The Mahoning Valley has 12 inmates on Ohio’s death row, according to records. Since the late 1980s, five inmates from the Valley have been executed; another four from the Valley have died on death row; and five have had their cases removed from death row based on court or executive action.
Sen. Nickie Antonio, a Democrat from Lakewood, led off by saying this proposal has received “the most bipartisan support yet” of multiple, earlier efforts to abolish the death penalty with more than one-third of Ohio’s senators signing on as sponsors.
“It is time for the state of Ohio to take the compassionate, pragmatic and economically prudent step to abolish the death penalty, which has been found to be expensive, impractical, unjust, inhumane and erroneous. Today, 23 states and the District of Columbia have legislatively abolished the death penalty,” Antonio said.
As for the “unjust” allegation, she argued that the death penalty “is not pursued with equity and has been described by former Ohio Supreme Court Justice Paul Pfeiffer as a death lottery. He said depending on where you happen to commit the crime and the attitude of the prosecutor, it becomes like a lottery.”

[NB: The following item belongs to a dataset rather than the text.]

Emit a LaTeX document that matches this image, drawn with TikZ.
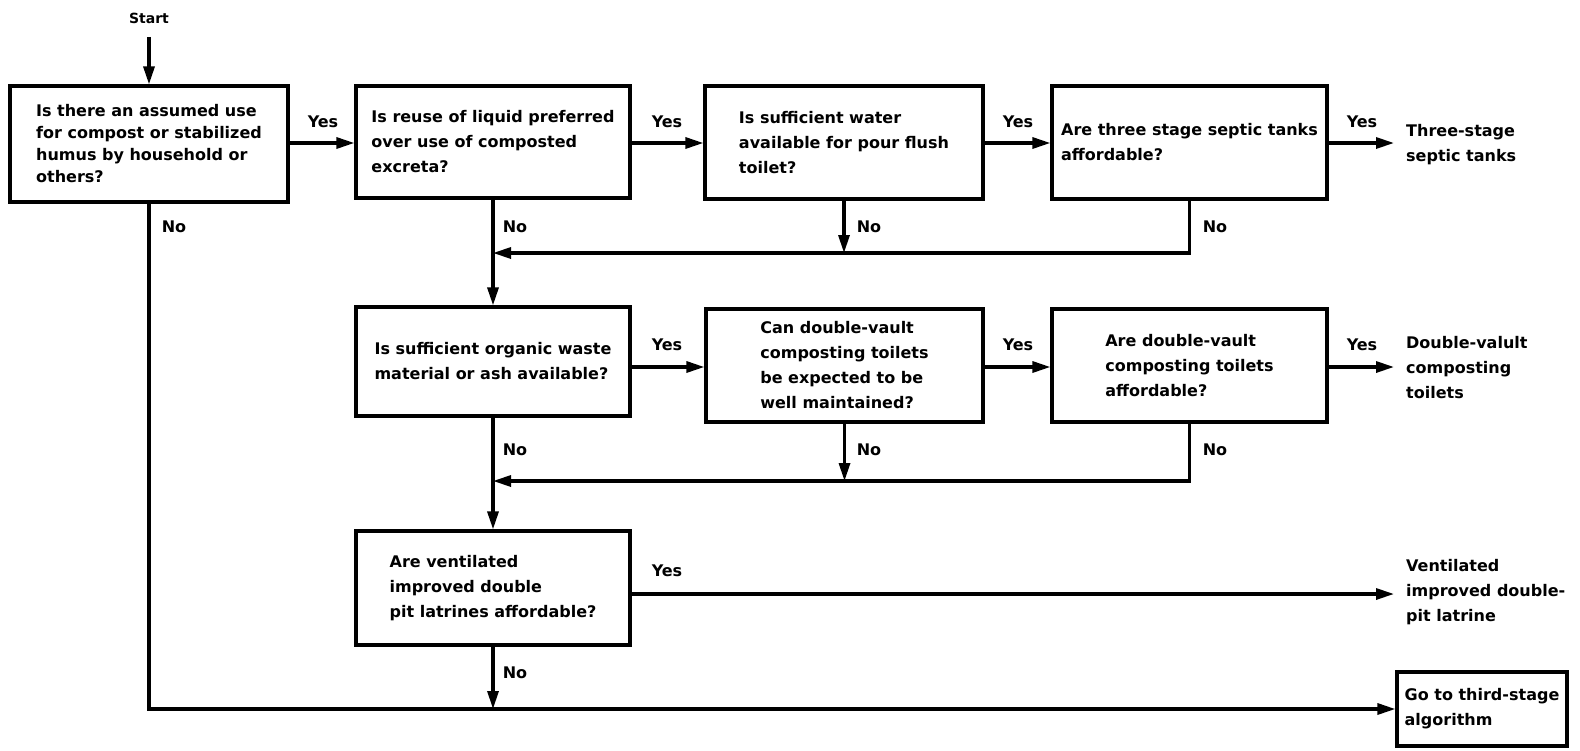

As referenced March 28 in a news release when Antonio and the other co-sponsors announced the legislation, she again on Tuesday mentioned the 2020 Death Penalty Information Center’s report, saying it “detailed racial bias with regard to the death penalty.”
Cuyahoga County (Cleveland) and Hamilton County (Cincinnati) are among the top 2 percent of the counties for the majority of inmates on death row. “Over half of Ohio’s 134 death row inmates are black, while black people make up only 13 percent of Ohio’s population,” she said.
Antonio said the study indicates that a person in Hamilton County is “three to five times more likely to receive a death sentence if the victim is white.”
Sen. Matt Dolan, a Republican from Chagrin Falls, was the first senator to question Antonio and co-sponsor Steve Huffman, a Republican from near Dayton, on the bill.
He wanted to know whether there is data showing whether capital punishment is a deterrent to crime.
“There have been studies that have shown that (the death penalty) has not been proven to be a deterrent to violent crime,” she answered, without citing any specific source.
Dolan also asked a question that started out as a statement, saying “the very process of capital punishment allows for the very in-depth appeals that demonstrate whether someone is innocent or not.” He added, “If a person is sentenced to life without parole, the appeals system is nowhere near as intrusive as (the one for) capital punishment.
“So we could have somebody sitting with no hope of ever proving their innocence. So the system itself kind of helps find the flaws.”
Antonio said some people have been exonerated of capital murder, decades after their conviction.
Dolan said her response did not address the issue he was raising.
She then discussed the concept of the death penalty being used as a “bargaining chip,” saying prosecutors sometimes offer to remove the death penalty “as leverage to get someone to plead to a lesser crime or to a lesser sentence.”
In response to a question from Sen. Nickie Reynolds, a Republican from Columbus, Huffman said he does not think the death penalty deters someone from committing a murder. He said he thinks society will be equally safe or unsafe whether Ohio has the death penalty or not.
Antonio said she and Huffman met last year with human rights counselors from countries such as France, Germany and the Netherlands who said “the abolition of capital punishment in Ohio would lead to an interest in engagement with more international businesses and commerce due to the amount of international corporations that want to do business with abolition states.”
Huffman said the cost per death penalty inmate is about three times that of a person spending life in prison without the possibility of parole.
Huffman said: “I believe life at all stages is sacred and truly a person’s greatest gift from God. As both medical director and a man of unwavering faith, I believe this gift of life should be preserved and defended at all costs.”
He said the United States is among less than 30 percent of the countries around the world with a death penalty. “We are the only Western nation and member of NATO that still uses the death penalty.”